I wonder if this was the primary reason the use of piping was adopted in the first place. Do you wonder why different sewing techniques were adopted during historic times? I often do. Many "decorative" details serve some function as well, I reckon.

1970s Simplicity pattern in seersucker


The cording in the piping also adds a little extra stability and body to curved seams like the neckline and the bias edge is unlikely to fray over time (much like a bias binding on a quilt), which probably prolongs the life of the garment a little bit. (ETA: I did find some corroboration for this here and here.)


1970s Simplicity pattern in seersucker


On a totally different topic, I am pretty sure there is some rule that says your best photo of a child's outfit will be in front of a really ugly background. By the way, I am aware that Diet Coke is nothing but carbonated chemicals, but I love it so!

1970s Simplicity pattern in seersucker


Here you can see the piped ruffle more closely. That ruffle requires gathering a piece that starts out about six feet long! Such a pain. You will have lots of time to ponder the historic uses of piping in garments. But it looks so good when you're done!


1970s Simplicity pattern in seersucker


I know I said I would make another one of these as a top, but I think I'm going to need a break and a palette cleanser before tackling version #3! Plus, I haven't found the fabric that inspires me yet. My main complaint about these old patterns is that they only came in one size! So I feel all of this pressure to make ten versions of the pattern now, while it fits. It's too much! Haha. Someone needs to put out this pattern with a larger size range (actually, the Oliver + s Swingset Tunic is pretty close and just needs tie straps and a ruffle on the hem! hrrmmm).

1970s Simplicity pattern in seersucker


Maggie is utterly lovely even with a broom in the background. :-) I just want to kiss that little tear away.

Saturday, June 21, 2014

Gettin' messy shorts.

As much as I love sewing dresses for Maggie, I have to admit, she doesn't wear them that often. Girl spends most of her days wearing nothing at all, and when she does pick clothes out of the drawer, she often chooses a simple, unisex t-shirt and pants or shorts.

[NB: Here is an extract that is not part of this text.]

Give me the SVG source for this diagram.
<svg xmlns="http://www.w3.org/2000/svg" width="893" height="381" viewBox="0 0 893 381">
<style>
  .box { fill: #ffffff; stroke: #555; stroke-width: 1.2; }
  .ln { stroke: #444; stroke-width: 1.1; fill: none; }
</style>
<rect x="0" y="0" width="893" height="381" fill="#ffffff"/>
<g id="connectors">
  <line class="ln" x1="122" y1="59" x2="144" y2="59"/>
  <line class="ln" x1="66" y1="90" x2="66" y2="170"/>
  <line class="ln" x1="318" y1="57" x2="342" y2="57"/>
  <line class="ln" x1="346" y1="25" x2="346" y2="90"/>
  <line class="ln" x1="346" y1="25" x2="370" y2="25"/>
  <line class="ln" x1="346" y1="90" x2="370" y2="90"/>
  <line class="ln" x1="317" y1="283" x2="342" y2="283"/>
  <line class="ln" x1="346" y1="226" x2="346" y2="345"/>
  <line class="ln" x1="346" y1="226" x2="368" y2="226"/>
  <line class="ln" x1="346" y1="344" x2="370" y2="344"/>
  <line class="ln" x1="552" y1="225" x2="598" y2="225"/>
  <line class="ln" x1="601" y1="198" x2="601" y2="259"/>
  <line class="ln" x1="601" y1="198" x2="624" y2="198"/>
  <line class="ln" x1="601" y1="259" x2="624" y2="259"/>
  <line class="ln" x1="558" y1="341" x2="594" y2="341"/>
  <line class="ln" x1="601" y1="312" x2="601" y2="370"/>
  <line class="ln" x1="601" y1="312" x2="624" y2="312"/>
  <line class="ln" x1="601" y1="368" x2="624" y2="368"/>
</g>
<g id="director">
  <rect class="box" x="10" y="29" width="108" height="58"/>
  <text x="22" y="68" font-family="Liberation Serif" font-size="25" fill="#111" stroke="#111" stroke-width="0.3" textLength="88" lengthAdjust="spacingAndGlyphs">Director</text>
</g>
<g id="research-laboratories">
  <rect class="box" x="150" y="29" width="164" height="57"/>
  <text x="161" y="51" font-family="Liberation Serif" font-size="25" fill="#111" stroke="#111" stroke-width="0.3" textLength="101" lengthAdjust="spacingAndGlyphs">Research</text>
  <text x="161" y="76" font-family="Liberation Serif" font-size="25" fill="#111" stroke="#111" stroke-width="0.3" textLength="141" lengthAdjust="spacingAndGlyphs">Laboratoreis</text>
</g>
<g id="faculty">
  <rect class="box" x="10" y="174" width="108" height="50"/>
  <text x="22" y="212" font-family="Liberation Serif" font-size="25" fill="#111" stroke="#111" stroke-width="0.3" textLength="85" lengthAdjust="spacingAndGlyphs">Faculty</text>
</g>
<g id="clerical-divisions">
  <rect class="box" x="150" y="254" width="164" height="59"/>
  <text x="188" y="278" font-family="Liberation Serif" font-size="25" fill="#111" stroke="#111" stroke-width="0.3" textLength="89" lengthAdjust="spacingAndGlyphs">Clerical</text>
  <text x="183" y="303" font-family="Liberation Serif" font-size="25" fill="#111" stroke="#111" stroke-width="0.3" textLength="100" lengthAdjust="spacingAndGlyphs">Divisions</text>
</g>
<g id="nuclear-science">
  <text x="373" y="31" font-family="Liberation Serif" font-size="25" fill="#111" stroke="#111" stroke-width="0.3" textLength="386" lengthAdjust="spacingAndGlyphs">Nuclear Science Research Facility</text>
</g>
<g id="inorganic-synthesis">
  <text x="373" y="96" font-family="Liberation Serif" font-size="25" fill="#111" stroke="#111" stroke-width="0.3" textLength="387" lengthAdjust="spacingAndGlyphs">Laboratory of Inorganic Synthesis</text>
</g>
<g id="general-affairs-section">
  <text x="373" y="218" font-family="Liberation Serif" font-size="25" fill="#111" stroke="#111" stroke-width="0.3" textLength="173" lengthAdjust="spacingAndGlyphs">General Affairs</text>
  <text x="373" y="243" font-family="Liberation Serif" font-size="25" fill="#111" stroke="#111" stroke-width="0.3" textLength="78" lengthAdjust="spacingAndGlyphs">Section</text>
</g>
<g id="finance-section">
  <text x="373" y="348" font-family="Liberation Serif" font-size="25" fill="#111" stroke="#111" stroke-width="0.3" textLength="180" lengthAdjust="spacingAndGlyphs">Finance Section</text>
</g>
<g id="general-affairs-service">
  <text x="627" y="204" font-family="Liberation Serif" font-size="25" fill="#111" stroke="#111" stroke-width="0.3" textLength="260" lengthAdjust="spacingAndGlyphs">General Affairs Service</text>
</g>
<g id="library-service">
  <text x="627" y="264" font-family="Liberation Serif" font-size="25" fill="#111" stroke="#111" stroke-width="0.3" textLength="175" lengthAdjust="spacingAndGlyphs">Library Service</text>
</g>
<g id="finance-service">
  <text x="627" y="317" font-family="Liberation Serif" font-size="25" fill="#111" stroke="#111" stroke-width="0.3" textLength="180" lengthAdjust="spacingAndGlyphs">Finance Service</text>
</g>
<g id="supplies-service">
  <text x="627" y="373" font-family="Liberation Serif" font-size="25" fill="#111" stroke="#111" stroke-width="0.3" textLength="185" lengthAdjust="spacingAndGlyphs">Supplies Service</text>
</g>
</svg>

Her New Zealand t-shirt, given to her by housemate Rebecca, has a little sheep on it and is a favorite.

Bedhead happy morning Maggie


Bedhead happy morning Maggie


So is her Spiderman t-shirt. I don't think she's had any exposure to the comic or animated series (or the movies), but she just really likes this t-shirt.

Sunny Day Shorts


I decided that Maggie really needs some basic shorts and summer pants. Clothes for playing and getting messy in. So I whipped up a pair of Sunny Day Shorts with piped pockets.

I have a million pants and shorts patterns. I didn't really need to try a new one. But this one is free! And Oliver + s! So of course I had to try the pattern out.

Sunny Day Shorts


There's not much to say about the pattern - it's a basic three-piece pattern (front, back, waistband), and easy to put together. A perfect first time apparel sewing project for a newb. I decided to fancy mine up a bit by drafting front patch pockets and lining and piping them.

Sunny Day Shorts


I sewed these in size 18-24 months, and as I expected, they are slightly on the large size on tiny Maggie. But that's okay, they have a nice boyish (meaning, functional and not just tiny!) fit and they will probably work on her next summer too. I used green chambray and mint green piping. A simple and easy sew, and they are perfect for running at the park, making art, playing outside, trying to keep up with her very active and physical brother, you know, everyday life for an active and messy little girl!

I think Maggie needs a few more pairs of these, and maybe some t-shirts too!